December 15, 2020 – The national average price is forecast to rise by 9.1% in 2021 to $620,400. Average price trends across Canada in 2021 are generally expected to resemble those in 2020. Shortages of supply, particularly in Ontario and Quebec, are expected to result in strong price growth, while Alberta and Saskatchewan are anticipated to see average prices pick up following several years of depreciation.

Ottawa, ON December 15, 2020 – The Canadian Real Estate Association (CREA) has updated its forecast for home sales activity via the Multiple Listing Service® (MLS®) Systems of Canadian real estate boards and associations.
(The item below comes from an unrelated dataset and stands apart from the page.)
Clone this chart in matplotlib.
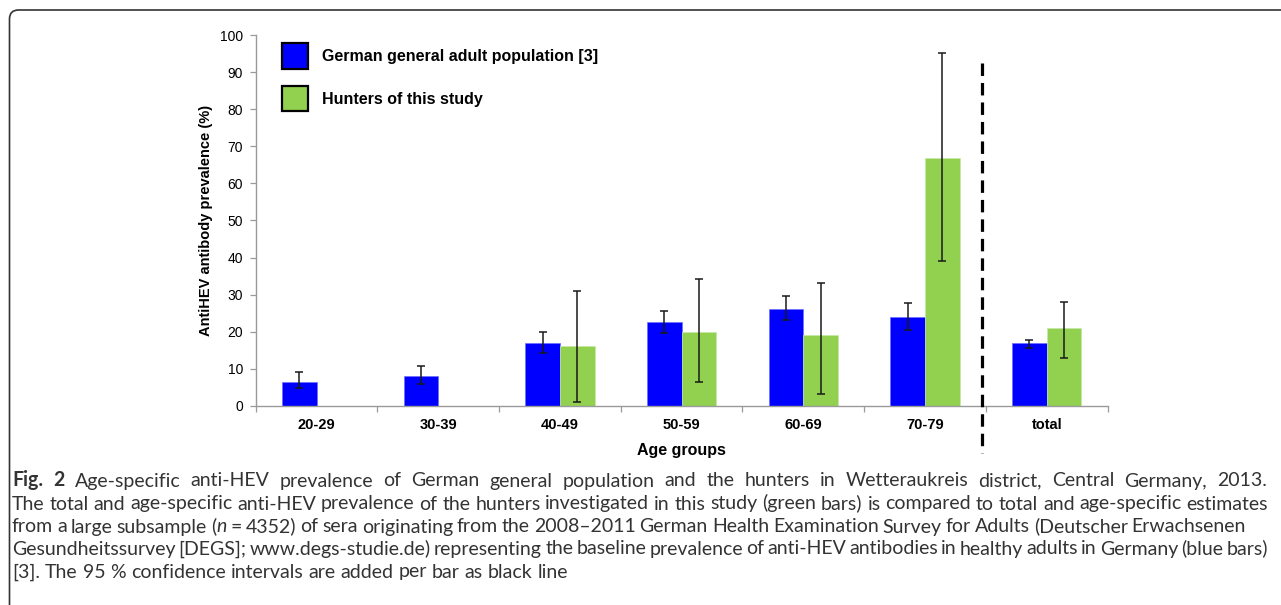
import matplotlib.pyplot as plt
import matplotlib.patches as mpatches
from matplotlib.transforms import IdentityTransform, ScaledTranslation
import numpy as np

# Data
age_groups = ["20-29", "30-39", "40-49", "50-59", "60-69", "70-79", "total"]
german_pop = [6.5, 7.9, 16.9, 22.5, 26.1, 23.9, 16.8]
german_low = [4.8, 5.8, 14.2, 19.7, 23.1, 20.4, 15.5]
german_high = [9.2, 10.8, 20.0, 25.7, 29.5, 27.6, 17.8]
hunters = [np.nan, np.nan, 16.0, 20.0, 19.0, 67.0, 21.0]
hunters_low = [np.nan, np.nan, 1.1, 6.4, 3.2, 39.1, 13.0]
hunters_high = [np.nan, np.nan, 31.0, 34.2, 33.1, 95.1, 28.0]
y_ticks = list(range(0, 101, 10))
series_labels = ["German general adult population [3]", "Hunters of this study"]

caption_runs = [
    [("Fig. 2", "bold"),
     (" Age-specific anti-HEV prevalence of German general population and the hunters in Wetteraukreis district, Central Germany, 2013.", "normal")],
    [("The total and age-specific anti-HEV prevalence of the hunters investigated in this study (green bars) is compared to total and age-specific estimates", "normal")],
    [("from a large subsample (", "normal"), ("n", "italic"),
     (" = 4352) of sera originating from the 2008\u20132011 German Health Examination Survey for Adults (Deutscher Erwachsenen", "normal")],
    [("Gesundheitssurvey [DEGS]; www.degs-studie.de) representing the baseline prevalence of anti-HEV antibodies in healthy adults in Germany (blue bars)", "normal")],
    [("[3]. The 95 % confidence intervals are added per bar as black line", "normal")],
]

BLUE = "#0000FF"
GREEN = "#92D050"
AXIS_GRAY = "#9a9a9a"
W, H = 1281, 605

fig = plt.figure(figsize=(W / 100, H / 100), dpi=100)
fig.patch.set_facecolor("white")

# axes placed in pixel terms of the reference
x0, x1, y0, y1 = 255.7, 1107.6, 405.7, 35.3
ax = fig.add_axes([x0 / W, (H - y0) / H, (x1 - x0) / W, (y0 - y1) / H])

x = np.arange(len(age_groups))
bw = 0.285
g = np.array(german_pop)
h = np.array(hunters)
ax.bar(x - bw / 2, g, bw, color=BLUE, edgecolor="#6f6fff", linewidth=0.5, zorder=2)
ax.bar(x + bw / 2, h, bw, color=GREEN, edgecolor="#c6e8a6", linewidth=0.5, zorder=2)

err_kw = dict(fmt="none", ecolor="#1a1a1a", elinewidth=1.1, capsize=3, capthick=1.1, zorder=3)
ax.errorbar(x - bw / 2, g, yerr=[g - np.array(german_low), np.array(german_high) - g], **err_kw)
ax.errorbar(x + bw / 2, h, yerr=[h - np.array(hunters_low), np.array(hunters_high) - h], **err_kw)

# dashed separator between age groups and total
ax.plot([5.465, 5.465], [92.5, -12.8], color="black", linewidth=2.3,
        dashes=(3.9, 2.2), clip_on=False, zorder=4)

ax.set_xlim(-0.5, len(age_groups) - 0.5)
ax.set_ylim(0, 100)
ax.set_yticks(y_ticks)
ax.set_xticks(x)
ax.set_xticklabels(age_groups, fontsize=10.5, fontweight="bold", family="Liberation Sans")
# the "total" label sits a little right of its bars in the reference
tl = ax.get_xticklabels()[-1]
tl.set_transform(tl.get_transform() + ScaledTranslation(0.1, 0, fig.dpi_scale_trans))
ax.set_xticks(np.arange(-0.5, len(age_groups)), minor=True)
ax.tick_params(axis="x", which="major", length=0, pad=8.5)
ax.tick_params(axis="x", which="minor", length=4, color=AXIS_GRAY, width=0.9)
ax.tick_params(axis="y", length=4, color=AXIS_GRAY, width=0.9, pad=5, labelsize=10)
for lab in ax.get_yticklabels():
    lab.set_family("Liberation Sans")

for side in ["top", "right"]:
    ax.spines[side].set_visible(False)
for side in ["left", "bottom"]:
    ax.spines[side].set_color(AXIS_GRAY)
    ax.spines[side].set_linewidth(1.0)

ax.set_xlabel("Age groups", fontsize=11.5, fontweight="bold", family="Liberation Sans", labelpad=8)
ax.set_ylabel("AntiHEV antibody prevalence (%)", fontsize=10.5, fontweight="bold",
              family="Liberation Sans", labelpad=5)

handles = [mpatches.Patch(facecolor=BLUE, edgecolor="black", linewidth=1.6),
           mpatches.Patch(facecolor=GREEN, edgecolor="black", linewidth=1.6)]
ax.legend(handles, series_labels, loc="upper left", bbox_to_anchor=(0.022, 1.0),
          frameon=False, borderpad=0, handlelength=1.6, handleheight=2.1,
          labelspacing=1.05, handletextpad=0.88,
          prop={"family": "Liberation Sans", "weight": "bold", "size": 11.5})

# rounded border box (cropped on right and bottom like the reference)
border = mpatches.FancyBboxPatch((9.5, -40), 1330, 635,
                                 boxstyle="round,pad=0,rounding_size=9",
                                 transform=IdentityTransform(), facecolor="none",
                                 edgecolor="#333333", linewidth=1.2, clip_on=False)
fig.add_artist(border)

# caption, laid out word by word so lines can be justified
renderer = fig.canvas.get_renderer()
cap_font = ["Lato", "DejaVu Sans"]
cap_color = "#333333"
left = 12
line_y = [481, 504, 527, 549, 572]
right_edges = [1267, 1268, 1246, 1268, None]


def split_words(runs):
    words = [[]]
    for text, style in runs:
        parts = text.split(" ")
        for k, part in enumerate(parts):
            if k > 0:
                words.append([])
            if part:
                words[-1].append((part, style))
    return [w for w in words if w]


def make_run(text, style, size):
    weight = "bold" if style == "bold" else "normal"
    fstyle = "italic" if style == "italic" else "normal"
    return fig.text(0, 0, text, transform=IdentityTransform(), fontsize=size,
                    family=cap_font, fontweight=weight, fontstyle=fstyle,
                    color=cap_color, va="baseline", ha="left")


def measure(text, style, size):
    t = make_run(text, style, size)
    wdt = t.get_window_extent(renderer).width
    t.remove()
    return wdt


# fit font size so line 2 fits at natural spacing
base = 12.0
line2_w = measure(caption_runs[1][0][0], "normal", base)
cap_size = base * (right_edges[1] - left) / line2_w
space_w = measure("a a", "normal", cap_size) - measure("aa", "normal", cap_size)

for runs, yy, r_edge in zip(caption_runs, line_y, right_edges):
    words = split_words(runs)
    widths = [sum(measure(t, s, cap_size) for t, s in wd) for wd in words]
    gap = space_w
    if r_edge is not None and len(words) > 1:
        gap = (r_edge - left - sum(widths)) / (len(words) - 1)
    xx = left
    for wd, wdt in zip(words, widths):
        cx = xx
        for t, s in wd:
            txt = make_run(t, s, cap_size)
            txt.set_position((cx, H - yy - 5.5))
            cx += measure(t, s, cap_size)
        xx += wdt + gap

fig.savefig("out.png", dpi=100)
Current trends and the outlook for housing market fundamentals suggest activity will remain relatively healthy through 2021, with prices either continuing to climb or remaining steady in all regions.

Economic activity continues to improve slowly following the initial stages of the pandemic. Over the past several years, record levels of international immigration, low interest rates and an increasing share of millennials entering their home buying years have helped make the housing market a significant source of strength for the Canadian economy. The recent government support programs for individuals and businesses have also helped the overall economy through the most severe parts of the pandemic to date.

Mortgage interest rates have declined to record lows in 2020, including the Bank of Canada’s benchmark five-year rate used by Canada’s largest banks to qualify applicants under the B-20 mortgage stress test. With the Bank of Canada committing to keep interest rates low into 2023, mortgage interest rates are expected to remain near current levels through 2021.

Recent national sales trends have improved more than anticipated over the second half of 2020. New listings in most of the country have also recovered. However, while sales activity rebounded to record-high levels, new listings only recovered to about their five-year average in most markets. The relative strength of demand for homes compared with supply has meant sales activity has been eroding active inventory, which was already scarce in many markets pre-pandemic. That said, this has been a trend since 2015.

The increase in demand has impacted every part of the country, including the Prairies and Newfoundland and Labrador. While these regions aren’t experiencing the same intensity of upward price pressures as the rest of the country, compared with previous years, demand is strengthening and prices have indeed started to increase.

Despite the historic setback to the spring market caused by the pandemic, CREA projects national sales to hit a record of 544,413 units in 2020, representing an 11.1% increase from 2019 levels. The strength of the Canadian housing market was broad-based, with every province except Alberta registering a year-over-year increase in sales. British Columbia and Quebec stand out as large contributors to the overall gain.

The national average price in 2020 is on track to rise by 13.1% on an annual basis to just over $568,000. This reflects the current balance of supply and demand, which heavily favours sellers in many local markets.

On a monthly basis, sales are forecast to ease back to more typical levels throughout 2021; however, presuming there’s a more normal spring market in 2021, the year as a whole is expected to see more home sales than 2020. National home sales are forecast to rise by 7.2% to around 584,000 units next year. All provinces except Ontario are forecast to see increased sales activity in 2021, as low interest rates and improving economic fundamentals allow people to get into the markets where homes are available for sale.

Ontario has seen strong demand for several years, particularly outside of Toronto, which has eroded active supply in the province. This shortage is expected to limit sales activity in 2021. The strength of demand, particularly for larger single-family properties, will drive the average price higher as potential buyers compete for the most desirable properties.